Noyes landed his job with Babson in 2007 and describes it in the same words as his consulting gig. “It’s been too much fun,” he says. The first course he taught was Foundations of Management and Entrepreneurship (FME), which he still teaches today. “It’s wild,” he says. “I love getting students right when they come into college, to be able to lay the tracks in terms of entrepreneurship and the functions of business.”
Above: A prototype of the cassava grater designed by a student team in Ghana. Pictured are Babson students So Yoon Jun ’13 (far left) and Elise Drake ’13 (next to Jun). Photo: M.K. Byrne ’13
Below: In India, a student team is working on redesigning a rickshaw. Pictured is Olin student Varun Mani (white shirt). Photo: Jake Felser
FME isn’t Noyes’ only class. He also has taught Entrepreneurship and Opportunity as well as Social Entrepreneurship by Design. But his latest all-consuming project is the class he co-designed with Ben Linder, associate professor of design and mechanical engineering at Olin College, called Affordable Design and Entrepreneurship (ADE). Now in its fourth semester, the class focuses on the needs of poor communities and how a simple product or service potentially may improve their well-being. The course brings together students from Babson, Olin, and Wellesley colleges and partners them with social ventures around the world. Teams tackle a range of business and design issues, from concept generation to market analysis to product development to scaling ventures. They also travel at least once a semester to work directly with their partners.

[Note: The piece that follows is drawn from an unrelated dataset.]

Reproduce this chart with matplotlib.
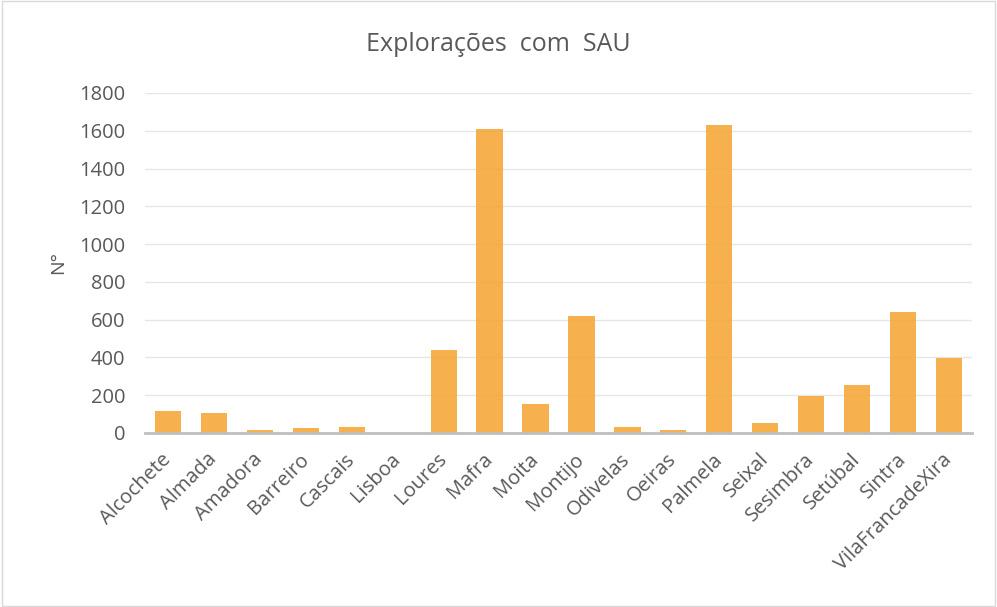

Each semester the class partners with four sites, currently in Alabama, Ghana, India, and a newly launched site in Massachusetts. The relationships are set up to be ongoing, so projects are at various stages. In Ghana, students are working with villages to develop a cassava grater and grating service, while another team is working with beekeepers to create products from discarded beeswax. In India, students are improving the design of rickshaws to help lessen wear on operators while keeping the rickshaw affordable. The Massachusetts team is in pure startup mode, as Noyes describes it, researching simple ways to address issues of food insecurity.
Noyes currently advises the Alabama group, which has partnered with the Hale Empowerment and Revitalization Organization (HERO). “Hale County is one of the poorest counties in the United States,” says Noyes. “We’re working with them to create new entrepreneurial ventures to create jobs and skills training for at-risk youth.” To that end, the organization founded HERO Bike, which manufactures bicycles with frames made from locally grown bamboo. Noyes’ team is helping HERO market the bikes to eco-hotels and corporate bikeshare programs, and develop a line of bike accessories.
Running a course as complex as ADE absorbs much of Noyes’ time and energy, but he won’t back down. “I do it because I’m fascinated by it,” says Noyes. “A class like this would be suicide at other institutions, but since Babson values experiential learning, this is right in the sweet spot.”
Experiential education suits Noyes, he says, which is why he feels at home with all his courses at Babson. “With my background in consulting and entrepreneurship, I’m used to having many ill-formed, ambiguous ideas moving around and marshaling along these experiences,” he says. “Babson is a unique place, and many academics would hate it or just couldn’t do it. I love it.”